WHAT NEEDS TO BE DONE: Locate the string "that" throughout the material and copy every line in which it occurs.

THE RECORDS:

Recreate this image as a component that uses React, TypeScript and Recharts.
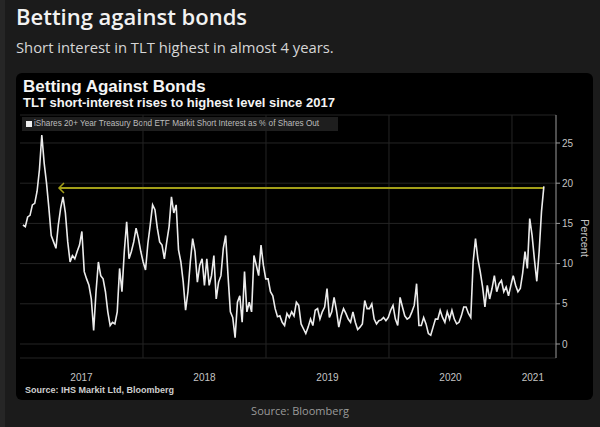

--

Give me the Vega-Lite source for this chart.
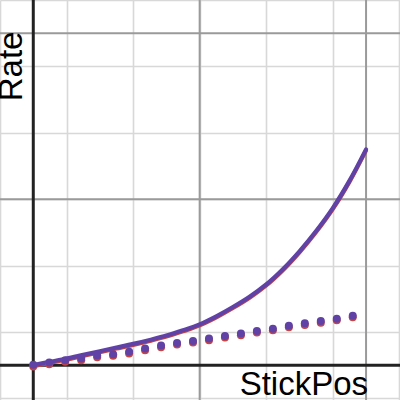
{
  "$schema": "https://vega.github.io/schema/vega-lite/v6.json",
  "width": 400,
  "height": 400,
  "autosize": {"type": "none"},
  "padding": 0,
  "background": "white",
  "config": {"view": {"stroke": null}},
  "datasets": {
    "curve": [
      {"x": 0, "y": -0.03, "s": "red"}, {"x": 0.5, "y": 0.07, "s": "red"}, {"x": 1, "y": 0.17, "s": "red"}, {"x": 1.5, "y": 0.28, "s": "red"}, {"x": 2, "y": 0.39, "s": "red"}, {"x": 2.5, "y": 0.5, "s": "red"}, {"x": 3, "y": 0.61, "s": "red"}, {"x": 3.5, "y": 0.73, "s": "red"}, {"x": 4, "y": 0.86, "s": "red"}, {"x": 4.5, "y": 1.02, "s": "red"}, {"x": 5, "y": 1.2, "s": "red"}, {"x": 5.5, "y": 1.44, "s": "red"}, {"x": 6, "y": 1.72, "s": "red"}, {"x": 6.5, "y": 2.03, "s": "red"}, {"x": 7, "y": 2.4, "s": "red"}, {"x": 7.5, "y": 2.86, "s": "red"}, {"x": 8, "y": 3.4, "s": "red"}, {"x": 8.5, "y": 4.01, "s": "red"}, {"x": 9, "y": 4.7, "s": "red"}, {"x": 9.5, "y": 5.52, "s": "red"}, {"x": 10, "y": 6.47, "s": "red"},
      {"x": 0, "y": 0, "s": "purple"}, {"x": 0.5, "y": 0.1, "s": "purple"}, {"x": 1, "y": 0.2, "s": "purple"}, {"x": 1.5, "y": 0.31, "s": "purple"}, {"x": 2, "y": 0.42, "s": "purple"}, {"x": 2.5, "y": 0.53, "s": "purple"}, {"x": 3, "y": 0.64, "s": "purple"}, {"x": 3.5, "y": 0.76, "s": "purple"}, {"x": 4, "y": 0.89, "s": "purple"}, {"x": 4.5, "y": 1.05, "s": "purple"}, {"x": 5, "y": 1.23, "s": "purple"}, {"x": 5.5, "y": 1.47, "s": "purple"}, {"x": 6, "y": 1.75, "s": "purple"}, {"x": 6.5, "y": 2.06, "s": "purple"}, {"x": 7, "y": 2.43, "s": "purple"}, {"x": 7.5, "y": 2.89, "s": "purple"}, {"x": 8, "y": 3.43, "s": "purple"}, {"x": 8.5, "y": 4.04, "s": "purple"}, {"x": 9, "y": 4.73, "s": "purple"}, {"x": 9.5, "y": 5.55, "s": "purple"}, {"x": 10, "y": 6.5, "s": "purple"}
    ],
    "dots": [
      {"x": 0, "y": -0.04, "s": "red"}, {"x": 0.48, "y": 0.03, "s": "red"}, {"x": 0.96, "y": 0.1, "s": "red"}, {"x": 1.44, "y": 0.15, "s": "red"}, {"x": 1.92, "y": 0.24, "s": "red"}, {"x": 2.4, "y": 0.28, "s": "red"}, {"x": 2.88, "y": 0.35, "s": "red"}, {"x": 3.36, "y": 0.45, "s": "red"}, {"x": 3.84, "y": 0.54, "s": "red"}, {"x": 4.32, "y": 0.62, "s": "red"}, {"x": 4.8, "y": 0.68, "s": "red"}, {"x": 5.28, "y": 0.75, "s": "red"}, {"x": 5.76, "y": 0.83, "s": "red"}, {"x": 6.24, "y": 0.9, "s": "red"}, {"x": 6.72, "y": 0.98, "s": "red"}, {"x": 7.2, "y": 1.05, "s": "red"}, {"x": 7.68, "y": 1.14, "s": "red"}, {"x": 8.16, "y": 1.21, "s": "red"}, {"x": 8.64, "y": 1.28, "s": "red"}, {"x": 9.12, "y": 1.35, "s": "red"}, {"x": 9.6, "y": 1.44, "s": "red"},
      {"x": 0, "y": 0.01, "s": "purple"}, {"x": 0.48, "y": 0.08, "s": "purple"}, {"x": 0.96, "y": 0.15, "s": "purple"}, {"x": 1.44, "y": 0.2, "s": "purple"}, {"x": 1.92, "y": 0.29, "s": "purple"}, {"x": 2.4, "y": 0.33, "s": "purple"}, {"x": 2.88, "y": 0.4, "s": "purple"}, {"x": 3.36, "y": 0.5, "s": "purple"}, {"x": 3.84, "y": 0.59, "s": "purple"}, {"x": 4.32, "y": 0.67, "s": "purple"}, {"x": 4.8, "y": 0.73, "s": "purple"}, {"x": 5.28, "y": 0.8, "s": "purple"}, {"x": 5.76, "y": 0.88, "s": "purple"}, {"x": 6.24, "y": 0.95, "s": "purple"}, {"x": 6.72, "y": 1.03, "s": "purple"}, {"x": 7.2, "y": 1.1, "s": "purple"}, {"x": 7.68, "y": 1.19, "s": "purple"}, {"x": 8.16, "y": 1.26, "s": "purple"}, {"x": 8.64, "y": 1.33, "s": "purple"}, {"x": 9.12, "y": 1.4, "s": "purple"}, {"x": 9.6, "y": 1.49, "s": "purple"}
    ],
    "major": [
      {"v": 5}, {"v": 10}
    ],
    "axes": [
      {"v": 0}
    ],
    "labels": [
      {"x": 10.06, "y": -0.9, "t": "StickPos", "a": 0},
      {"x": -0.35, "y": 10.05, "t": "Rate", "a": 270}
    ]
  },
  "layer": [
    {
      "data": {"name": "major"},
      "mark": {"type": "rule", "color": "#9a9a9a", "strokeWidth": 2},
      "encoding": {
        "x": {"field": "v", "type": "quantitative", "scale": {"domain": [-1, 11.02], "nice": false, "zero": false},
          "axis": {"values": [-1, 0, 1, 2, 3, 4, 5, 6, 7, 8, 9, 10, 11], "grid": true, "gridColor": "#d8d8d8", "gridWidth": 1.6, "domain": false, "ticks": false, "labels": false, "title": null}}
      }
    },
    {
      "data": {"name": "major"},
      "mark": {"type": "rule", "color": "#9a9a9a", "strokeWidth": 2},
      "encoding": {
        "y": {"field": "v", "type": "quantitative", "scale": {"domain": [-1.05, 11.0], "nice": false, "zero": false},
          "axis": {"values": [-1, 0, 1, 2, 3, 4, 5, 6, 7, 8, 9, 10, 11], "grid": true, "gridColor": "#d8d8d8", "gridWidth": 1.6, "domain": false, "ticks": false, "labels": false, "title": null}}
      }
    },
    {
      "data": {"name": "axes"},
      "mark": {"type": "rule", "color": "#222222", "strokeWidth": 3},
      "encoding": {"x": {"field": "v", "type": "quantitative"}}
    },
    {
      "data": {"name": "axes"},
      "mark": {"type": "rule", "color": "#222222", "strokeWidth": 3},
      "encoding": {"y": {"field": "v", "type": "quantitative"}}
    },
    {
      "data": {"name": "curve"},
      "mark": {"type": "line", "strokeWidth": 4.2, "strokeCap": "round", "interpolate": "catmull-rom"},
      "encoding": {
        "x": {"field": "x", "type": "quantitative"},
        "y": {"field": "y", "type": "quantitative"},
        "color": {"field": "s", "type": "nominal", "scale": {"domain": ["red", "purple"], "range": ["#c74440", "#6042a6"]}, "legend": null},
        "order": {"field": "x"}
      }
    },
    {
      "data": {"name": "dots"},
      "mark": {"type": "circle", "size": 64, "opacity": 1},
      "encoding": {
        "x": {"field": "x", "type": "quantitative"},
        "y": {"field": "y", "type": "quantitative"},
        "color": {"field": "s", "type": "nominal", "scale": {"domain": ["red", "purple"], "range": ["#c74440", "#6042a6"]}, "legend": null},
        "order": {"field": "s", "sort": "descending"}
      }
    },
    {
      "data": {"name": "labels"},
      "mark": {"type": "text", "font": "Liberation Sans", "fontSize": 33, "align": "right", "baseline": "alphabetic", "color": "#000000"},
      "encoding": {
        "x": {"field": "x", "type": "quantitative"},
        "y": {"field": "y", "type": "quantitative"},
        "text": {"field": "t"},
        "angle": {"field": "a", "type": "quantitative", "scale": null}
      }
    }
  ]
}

...

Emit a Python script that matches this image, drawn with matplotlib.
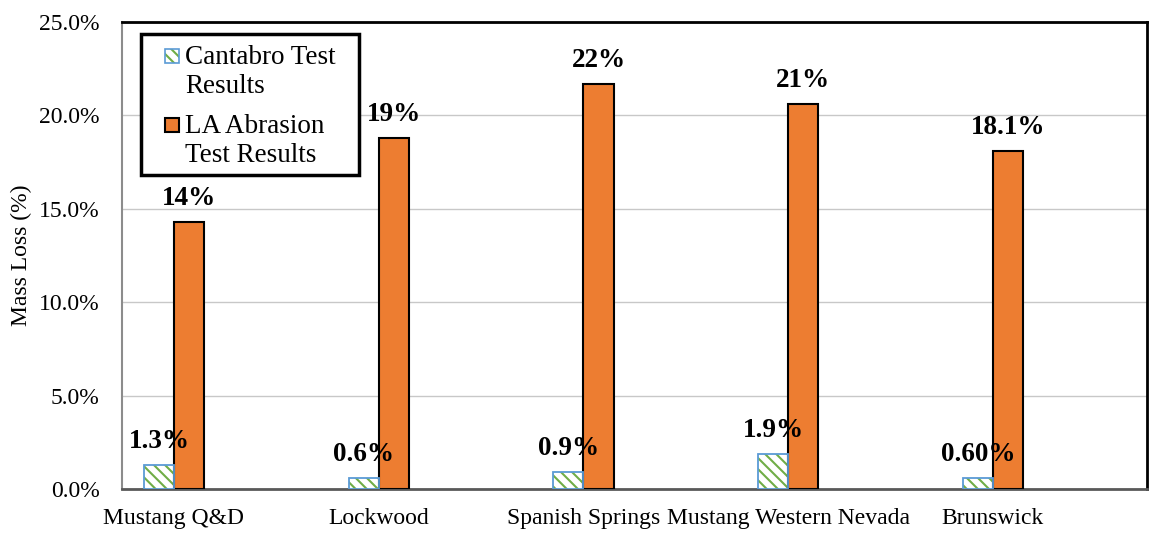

EXERCISE ANSWER:
Recreate this image as a component that uses React, TypeScript and Recharts.
Emit a Python script that matches this image, drawn with matplotlib.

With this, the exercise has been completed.